An American woman infected with the dangerous Ebola virus - the second US patient evacuated from the growing outbreak in West Africa - arrived on Tuesday (August 5) in the United States for treatment.

WASHINGTON: An American woman infected with the dangerous Ebola virus - the second US patient evacuated from the growing outbreak in West Africa - arrived on Tuesday (August 5) in the United States for treatment.

After landing at a military air strip aboard a small medical evacuation plane, Nancy Writebol, 60, was transported by ambulance to Emory University Hospital. Television crews followed the ambulance by helicopter, and images showed a patient wrapped in a white protective suit and transported on a stretcher to the hospital entrance.

"As anticipated, a second American patient with Ebola virus has been transferred from an overseas location to a special isolation facility in Emory University Hospital for treatment," the hospital said.

The patient's colleague, missionary doctor Kent Brantly, 33, is also receiving care at a special containment unit at the same hospital. He arrived on Saturday and was able to climb out of the ambulance and walk into the facility.

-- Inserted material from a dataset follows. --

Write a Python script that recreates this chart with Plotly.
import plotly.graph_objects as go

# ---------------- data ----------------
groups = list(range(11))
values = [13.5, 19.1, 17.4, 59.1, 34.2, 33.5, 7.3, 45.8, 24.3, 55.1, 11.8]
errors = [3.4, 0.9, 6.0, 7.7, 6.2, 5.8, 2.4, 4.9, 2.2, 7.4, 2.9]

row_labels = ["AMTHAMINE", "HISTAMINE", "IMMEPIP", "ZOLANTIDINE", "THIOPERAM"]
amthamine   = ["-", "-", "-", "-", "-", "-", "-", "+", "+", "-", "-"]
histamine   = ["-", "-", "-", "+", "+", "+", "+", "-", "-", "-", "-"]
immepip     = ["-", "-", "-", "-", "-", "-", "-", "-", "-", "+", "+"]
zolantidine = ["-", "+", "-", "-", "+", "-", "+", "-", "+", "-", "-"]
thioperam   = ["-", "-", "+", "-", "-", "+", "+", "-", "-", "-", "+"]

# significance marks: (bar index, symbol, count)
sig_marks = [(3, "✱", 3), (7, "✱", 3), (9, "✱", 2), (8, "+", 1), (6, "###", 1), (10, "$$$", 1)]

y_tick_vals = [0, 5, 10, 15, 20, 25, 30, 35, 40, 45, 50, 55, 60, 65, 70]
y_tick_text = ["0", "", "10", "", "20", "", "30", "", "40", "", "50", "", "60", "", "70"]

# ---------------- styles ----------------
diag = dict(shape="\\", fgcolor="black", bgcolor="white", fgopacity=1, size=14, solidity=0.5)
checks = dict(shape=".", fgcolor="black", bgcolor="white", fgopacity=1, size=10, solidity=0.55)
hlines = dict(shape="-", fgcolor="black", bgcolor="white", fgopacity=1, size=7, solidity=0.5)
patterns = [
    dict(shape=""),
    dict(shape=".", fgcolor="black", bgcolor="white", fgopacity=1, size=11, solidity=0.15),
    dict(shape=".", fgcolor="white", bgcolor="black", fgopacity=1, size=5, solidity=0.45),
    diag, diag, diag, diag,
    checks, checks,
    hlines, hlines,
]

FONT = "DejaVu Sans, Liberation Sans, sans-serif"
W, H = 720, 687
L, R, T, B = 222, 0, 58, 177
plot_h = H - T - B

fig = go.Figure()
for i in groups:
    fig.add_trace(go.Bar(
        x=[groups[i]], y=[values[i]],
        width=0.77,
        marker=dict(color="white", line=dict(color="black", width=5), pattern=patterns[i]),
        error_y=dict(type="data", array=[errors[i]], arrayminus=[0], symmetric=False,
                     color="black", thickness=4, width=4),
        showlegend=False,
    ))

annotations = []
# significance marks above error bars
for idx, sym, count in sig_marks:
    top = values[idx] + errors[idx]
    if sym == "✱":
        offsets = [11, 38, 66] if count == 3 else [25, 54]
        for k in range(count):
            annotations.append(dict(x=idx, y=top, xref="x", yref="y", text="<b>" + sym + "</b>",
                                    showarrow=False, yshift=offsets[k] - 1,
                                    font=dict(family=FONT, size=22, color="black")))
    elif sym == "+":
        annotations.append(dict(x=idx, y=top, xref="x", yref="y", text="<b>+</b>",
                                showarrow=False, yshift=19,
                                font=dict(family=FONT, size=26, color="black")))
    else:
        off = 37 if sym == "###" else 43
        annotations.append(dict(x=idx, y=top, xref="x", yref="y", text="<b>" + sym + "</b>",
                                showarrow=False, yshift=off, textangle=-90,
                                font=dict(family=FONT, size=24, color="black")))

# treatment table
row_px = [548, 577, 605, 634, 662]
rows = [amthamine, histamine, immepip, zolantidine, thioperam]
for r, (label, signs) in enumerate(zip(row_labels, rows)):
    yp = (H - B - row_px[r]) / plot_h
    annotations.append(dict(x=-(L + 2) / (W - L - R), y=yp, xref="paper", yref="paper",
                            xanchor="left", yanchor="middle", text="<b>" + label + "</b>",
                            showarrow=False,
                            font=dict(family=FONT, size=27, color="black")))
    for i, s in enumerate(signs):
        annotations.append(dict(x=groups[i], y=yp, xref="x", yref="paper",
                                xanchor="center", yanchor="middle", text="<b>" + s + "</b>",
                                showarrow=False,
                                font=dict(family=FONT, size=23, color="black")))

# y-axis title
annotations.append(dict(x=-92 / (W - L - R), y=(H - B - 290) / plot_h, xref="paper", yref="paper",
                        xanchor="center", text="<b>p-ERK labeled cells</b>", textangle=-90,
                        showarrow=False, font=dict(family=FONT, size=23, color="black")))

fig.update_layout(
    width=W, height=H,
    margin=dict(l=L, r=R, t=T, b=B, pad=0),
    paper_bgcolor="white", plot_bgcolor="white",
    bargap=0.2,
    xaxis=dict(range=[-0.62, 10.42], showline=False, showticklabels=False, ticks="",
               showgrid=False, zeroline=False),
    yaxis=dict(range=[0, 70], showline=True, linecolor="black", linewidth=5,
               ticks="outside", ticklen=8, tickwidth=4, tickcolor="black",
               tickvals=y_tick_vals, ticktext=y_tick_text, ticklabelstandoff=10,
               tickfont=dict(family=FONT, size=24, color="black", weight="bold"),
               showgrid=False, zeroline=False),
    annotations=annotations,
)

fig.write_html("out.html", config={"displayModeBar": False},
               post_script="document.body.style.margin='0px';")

Both Writebol and Brantly worked for Christian aid agencies in Liberia and were infected with Ebola while taking care of patients in Monrovia. The two Americans are among more than 1,600 people infected with the hemorrhagic fever in West Africa since March, marking the largest outbreak of Ebola in history.

A total of 887 people have died of the virus in Sierra Leone, Liberia, Guinea and Nigeria, a 55 percent fatality rate of those known to be infected, according to the World Health Organization. The World Bank has pledged up to US$200 million to Guinea, Liberia and Sierra Leone to help those nations contain the outbreak.

Ebola is transmitted through close contact with bodily fluids, and people who live with or care for patients are most at risk. Experts say it is not transmissible by air.

There is no approved treatment or vaccine for Ebola, but both Writebol and Brantly received an experimental serum while they were in Liberia, their aid groups have said. "She's in a more weakened condition" than Brantly, Bruce Johnson, president of SIM USA, told CNN on Monday.

Still, he expressed hope that bringing the two to the United States for treatment would help advance research into Ebola to address the crisis in West Africa.

Meanwhile, doctors in New York were running tests on a patient who was hospitalised with high fever symptoms similar to those of Ebola, which include vomiting, diarrhoea, fever and sometimes bleeding. The man had recently travelled to West Africa.

"Odds are this is not Ebola. It's much more likely it's a much more common condition," said Mount Sinai Hospital president David Reich, noting that testing and confirmation with the CDC in Atlanta would take 48 to 72 hours. He said the patient was promptly isolated and placed in a strict isolation facility.